In February, though, a district court judge ruled that only states may adopt right-to-work laws under the National Labor Relations Act, putting the county-level effort on hold.
Colorado is not a right-to-work state and so is not counted as “free” in the public sector. However, workers are partially free in the private sector under the Labor Peace Act. Union dues are not illegal for private sector workers, but the union must win two majority elections and the employer must agree to the contract.
Even if a Colorado union wins both elections, no all-union contracts will result if the employer refuses to enter the agreement. Put simply, private sector workers only pay dues in Colorado if the union wins both elections and the employer approves.
Illinois is not a right-to-work state, and private sector workers must pay dues. However, Gov. Bruce Rauner, a Republican, has issued an executive order that prohibits state agencies from exacting “fair share” fees from state employees who don’t choose to join a union.
After Michigan passed right-to-work legislation for non-government workers, the Michigan Supreme Court ruled that it also must apply to government workers.
In Wisconsin, anyone who works for a police or fire department must help fund a union even if the employee is not a member of the union.
‘A Lot of Momentum’
One development this year is incorporated into the latest version of the “labor liberty” maps.
On Feb. 12, West Virginia became the 26th right-to-work state, as well as the 25th “public and private voluntary” state, after the legislature overrode a veto by Gov. Earl Ray Tomblin, a Democrat, of right-to-work legislation.
Under right-to-work laws, private sector workers are not required to pay union fees or join a union as a condition of their employment.
“The biggest shift that would occur if the Supreme Court rules in favor of Friedrichs would be the shift from blue states to gray,” the Center for Worker Freedom’s Halper said. “Those blue states would become ‘free’ in the public sector. So you would see fewer colors on our map. The reason we have so many colors now is because there are so many exceptions and bizarre contingencies.”
Assuming the Supreme Court acts decisively in favor of Friedrichs at some point, the center’s Patterson said, a ruling that overturns forced unionization in the public sector will provide further impetus to right-to-work reforms in the private sector.
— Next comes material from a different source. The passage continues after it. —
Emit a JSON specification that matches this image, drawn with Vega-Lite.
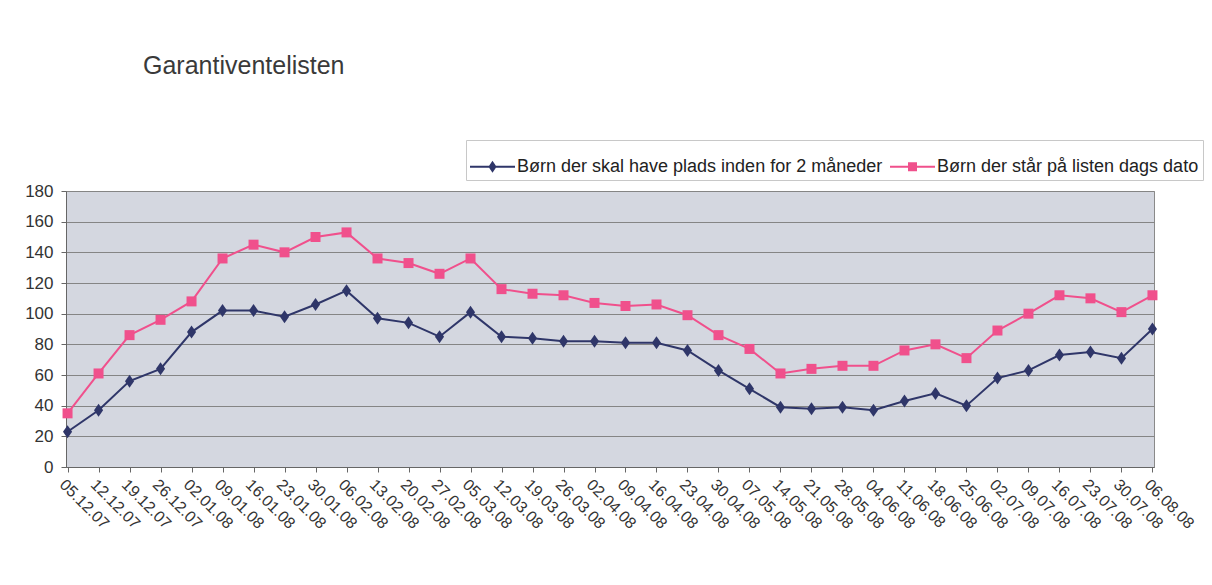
{
  "$schema": "https://vega.github.io/schema/vega-lite/v6.json",
  "width": 1088,
  "height": 276,
  "autosize": {"type": "none"},
  "padding": {"left": 66, "top": 191, "right": 58, "bottom": 118},
  "background": "white",
  "title": {
    "text": "Garantiventelisten",
    "anchor": "start",
    "frame": "group",
    "dx": 77,
    "offset": 61,
    "font": "Liberation Sans",
    "fontSize": 25,
    "fontWeight": "normal",
    "color": "#3a3a3a"
  },
  "config": {
    "view": {"stroke": "#8a8a8a", "fill": "#d4d7e0"}
  },
  "datasets": {
    "rows": [
      {"dato": "05.12.07", "serie": "Børn der skal have plads inden for 2 måneder", "antal": 23},
      {"dato": "12.12.07", "serie": "Børn der skal have plads inden for 2 måneder", "antal": 37},
      {"dato": "19.12.07", "serie": "Børn der skal have plads inden for 2 måneder", "antal": 56},
      {"dato": "26.12.07", "serie": "Børn der skal have plads inden for 2 måneder", "antal": 64},
      {"dato": "02.01.08", "serie": "Børn der skal have plads inden for 2 måneder", "antal": 88},
      {"dato": "09.01.08", "serie": "Børn der skal have plads inden for 2 måneder", "antal": 102},
      {"dato": "16.01.08", "serie": "Børn der skal have plads inden for 2 måneder", "antal": 102},
      {"dato": "23.01.08", "serie": "Børn der skal have plads inden for 2 måneder", "antal": 98},
      {"dato": "30.01.08", "serie": "Børn der skal have plads inden for 2 måneder", "antal": 106},
      {"dato": "06.02.08", "serie": "Børn der skal have plads inden for 2 måneder", "antal": 115},
      {"dato": "13.02.08", "serie": "Børn der skal have plads inden for 2 måneder", "antal": 97},
      {"dato": "20.02.08", "serie": "Børn der skal have plads inden for 2 måneder", "antal": 94},
      {"dato": "27.02.08", "serie": "Børn der skal have plads inden for 2 måneder", "antal": 85},
      {"dato": "05.03.08", "serie": "Børn der skal have plads inden for 2 måneder", "antal": 101},
      {"dato": "12.03.08", "serie": "Børn der skal have plads inden for 2 måneder", "antal": 85},
      {"dato": "19.03.08", "serie": "Børn der skal have plads inden for 2 måneder", "antal": 84},
      {"dato": "26.03.08", "serie": "Børn der skal have plads inden for 2 måneder", "antal": 82},
      {"dato": "02.04.08", "serie": "Børn der skal have plads inden for 2 måneder", "antal": 82},
      {"dato": "09.04.08", "serie": "Børn der skal have plads inden for 2 måneder", "antal": 81},
      {"dato": "16.04.08", "serie": "Børn der skal have plads inden for 2 måneder", "antal": 81},
      {"dato": "23.04.08", "serie": "Børn der skal have plads inden for 2 måneder", "antal": 76},
      {"dato": "30.04.08", "serie": "Børn der skal have plads inden for 2 måneder", "antal": 63},
      {"dato": "07.05.08", "serie": "Børn der skal have plads inden for 2 måneder", "antal": 51},
      {"dato": "14.05.08", "serie": "Børn der skal have plads inden for 2 måneder", "antal": 39},
      {"dato": "21.05.08", "serie": "Børn der skal have plads inden for 2 måneder", "antal": 38},
      {"dato": "28.05.08", "serie": "Børn der skal have plads inden for 2 måneder", "antal": 39},
      {"dato": "04.06.08", "serie": "Børn der skal have plads inden for 2 måneder", "antal": 37},
      {"dato": "11.06.08", "serie": "Børn der skal have plads inden for 2 måneder", "antal": 43},
      {"dato": "18.06.08", "serie": "Børn der skal have plads inden for 2 måneder", "antal": 48},
      {"dato": "25.06.08", "serie": "Børn der skal have plads inden for 2 måneder", "antal": 40},
      {"dato": "02.07.08", "serie": "Børn der skal have plads inden for 2 måneder", "antal": 58},
      {"dato": "09.07.08", "serie": "Børn der skal have plads inden for 2 måneder", "antal": 63},
      {"dato": "16.07.08", "serie": "Børn der skal have plads inden for 2 måneder", "antal": 73},
      {"dato": "23.07.08", "serie": "Børn der skal have plads inden for 2 måneder", "antal": 75},
      {"dato": "30.07.08", "serie": "Børn der skal have plads inden for 2 måneder", "antal": 71},
      {"dato": "06.08.08", "serie": "Børn der skal have plads inden for 2 måneder", "antal": 90},
      {"dato": "05.12.07", "serie": "Børn der står på listen dags dato", "antal": 35},
      {"dato": "12.12.07", "serie": "Børn der står på listen dags dato", "antal": 61},
      {"dato": "19.12.07", "serie": "Børn der står på listen dags dato", "antal": 86},
      {"dato": "26.12.07", "serie": "Børn der står på listen dags dato", "antal": 96},
      {"dato": "02.01.08", "serie": "Børn der står på listen dags dato", "antal": 108},
      {"dato": "09.01.08", "serie": "Børn der står på listen dags dato", "antal": 136},
      {"dato": "16.01.08", "serie": "Børn der står på listen dags dato", "antal": 145},
      {"dato": "23.01.08", "serie": "Børn der står på listen dags dato", "antal": 140},
      {"dato": "30.01.08", "serie": "Børn der står på listen dags dato", "antal": 150},
      {"dato": "06.02.08", "serie": "Børn der står på listen dags dato", "antal": 153},
      {"dato": "13.02.08", "serie": "Børn der står på listen dags dato", "antal": 136},
      {"dato": "20.02.08", "serie": "Børn der står på listen dags dato", "antal": 133},
      {"dato": "27.02.08", "serie": "Børn der står på listen dags dato", "antal": 126},
      {"dato": "05.03.08", "serie": "Børn der står på listen dags dato", "antal": 136},
      {"dato": "12.03.08", "serie": "Børn der står på listen dags dato", "antal": 116},
      {"dato": "19.03.08", "serie": "Børn der står på listen dags dato", "antal": 113},
      {"dato": "26.03.08", "serie": "Børn der står på listen dags dato", "antal": 112},
      {"dato": "02.04.08", "serie": "Børn der står på listen dags dato", "antal": 107},
      {"dato": "09.04.08", "serie": "Børn der står på listen dags dato", "antal": 105},
      {"dato": "16.04.08", "serie": "Børn der står på listen dags dato", "antal": 106},
      {"dato": "23.04.08", "serie": "Børn der står på listen dags dato", "antal": 99},
      {"dato": "30.04.08", "serie": "Børn der står på listen dags dato", "antal": 86},
      {"dato": "07.05.08", "serie": "Børn der står på listen dags dato", "antal": 77},
      {"dato": "14.05.08", "serie": "Børn der står på listen dags dato", "antal": 61},
      {"dato": "21.05.08", "serie": "Børn der står på listen dags dato", "antal": 64},
      {"dato": "28.05.08", "serie": "Børn der står på listen dags dato", "antal": 66},
      {"dato": "04.06.08", "serie": "Børn der står på listen dags dato", "antal": 66},
      {"dato": "11.06.08", "serie": "Børn der står på listen dags dato", "antal": 76},
      {"dato": "18.06.08", "serie": "Børn der står på listen dags dato", "antal": 80},
      {"dato": "25.06.08", "serie": "Børn der står på listen dags dato", "antal": 71},
      {"dato": "02.07.08", "serie": "Børn der står på listen dags dato", "antal": 89},
      {"dato": "09.07.08", "serie": "Børn der står på listen dags dato", "antal": 100},
      {"dato": "16.07.08", "serie": "Børn der står på listen dags dato", "antal": 112},
      {"dato": "23.07.08", "serie": "Børn der står på listen dags dato", "antal": 110},
      {"dato": "30.07.08", "serie": "Børn der står på listen dags dato", "antal": 101},
      {"dato": "06.08.08", "serie": "Børn der står på listen dags dato", "antal": 112}
    ]
  },
  "data": {"name": "rows"},
  "encoding": {
    "x": {
      "field": "dato",
      "type": "ordinal",
      "sort": null,
      "scale": {"type": "point", "padding": 0.05},
      "axis": {
        "title": null,
        "labelAngle": 45,
        "labelAlign": "left",
        "labelBaseline": "top",
        "labelPadding": 4,
        "labelFont": "Liberation Sans",
        "labelFontSize": 16,
        "labelColor": "#333333",
        "tickSize": 5,
        "tickColor": "#666666",
        "domainColor": "#666666",
        "grid": false
      }
    },
    "y": {
      "field": "antal",
      "type": "quantitative",
      "scale": {"domain": [0, 180], "nice": false},
      "axis": {
        "title": null,
        "values": [0, 20, 40, 60, 80, 100, 120, 140, 160, 180],
        "labelFont": "Liberation Sans",
        "labelFontSize": 17,
        "labelColor": "#333333",
        "labelPadding": 8,
        "tickSize": 5,
        "tickColor": "#666666",
        "domainColor": "#666666",
        "grid": true,
        "gridColor": "#858585",
        "gridOpacity": 1,
        "gridWidth": 1
      }
    },
    "color": {
      "field": "serie",
      "type": "nominal",
      "scale": {
        "domain": ["Børn der skal have plads inden for 2 måneder", "Børn der står på listen dags dato"],
        "range": ["#2f3669", "#f0508c"]
      },
      "legend": {
        "title": null,
        "orient": "none",
        "direction": "horizontal",
        "legendX": 400,
        "legendY": -51,
        "padding": 4,
        "fillColor": "white",
        "strokeColor": "#c8c8c8",
        "symbolSize": 2025,
        "symbolOpacity": 1,
        "symbolStrokeWidth": 0,
        "labelFont": "Liberation Sans",
        "labelFontSize": 18,
        "labelColor": "#222222",
        "labelOffset": 2,
        "columnPadding": 7,
        "labelLimit": 0
      }
    }
  },
  "layer": [
    {
      "mark": {"type": "line", "strokeWidth": 2}
    },
    {
      "transform": [{"filter": "datum.serie === 'Børn der skal have plads inden for 2 måneder'"}],
      "mark": {"type": "point", "filled": true, "opacity": 1, "shape": "M0,-1L0.7,0L0,1L-0.7,0Z", "size": 169}
    },
    {
      "transform": [{"filter": "datum.serie === 'Børn der står på listen dags dato'"}],
      "mark": {"type": "point", "filled": true, "opacity": 1, "shape": "square", "size": 100}
    },
    {
      "transform": [{"filter": "datum.antal < 0"}],
      "mark": {"type": "point", "filled": true, "opacity": 1},
      "encoding": {
        "shape": {
          "field": "serie",
          "type": "nominal",
          "scale": {
            "domain": ["Børn der skal have plads inden for 2 måneder", "Børn der står på listen dags dato"],
            "range": [
              "M-1,-0.045H1V0.045H-1ZM0,-0.27L0.18,0L0,0.27L-0.18,0Z",
              "M-1,-0.045H1V0.045H-1ZM-0.2,-0.2H0.2V0.2H-0.2Z"
            ]
          },
          "legend": {
            "title": null,
            "orient": "none",
            "direction": "horizontal",
            "legendX": 400,
            "legendY": -51,
            "padding": 4,
            "fillColor": "white",
            "strokeColor": "#c8c8c8",
            "symbolSize": 2025,
            "symbolOpacity": 1,
            "symbolStrokeWidth": 0,
            "labelFont": "Liberation Sans",
            "labelFontSize": 18,
            "labelColor": "#222222",
            "labelOffset": 2,
            "columnPadding": 7,
            "labelLimit": 0
          }
        }
      }
    }
  ]
}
“If we do get right-to-work for the entire public sector, it’s going to create a lot of momentum and discussion about continued forced unionization in the private sector,” he said, adding:
I think laws are sometimes made purposely complicated and obtuse to prevent people from understanding what’s really permitted and not permitted. Right now, everyone is reticent to act in labor relations because there are so many complicated and conflicting rules. We hope these maps provide some much needed clarity.
A Matter of Interpretation
James Sherk, a labor economist with The Heritage Foundation whose expertise includes right-to-work trends, said the Center for Worker Freedom’s map highlighting the status quo of state labor laws is “mostly correct.” Sherk, however, said he would recommend clarifications with an eye toward legal action that could uproot existing right-to-work initiatives.
In Illinois, for example, Sherk points out that the governor’s executive order “is tied up in litigation and is not currently in effect.” Moreover, he says, the measure does not apply to local government employees such as school teachers.
But Patterson has a different interpretation.
“It’s true that Governor Rauner’s executive order in Illinois is under legal challenge, and may eventually be struck down,” he told The Daily Signal, adding:
As of now, however, it is on the books, and if public employees in Illinois are still paying dues, maybe they shouldn’t be until the order is struck down. Unless and until that happens, we consider Illinois public servants—and feel they should consider themselves—freed by executive order.
This report has been updated to include James Sherk’s observations.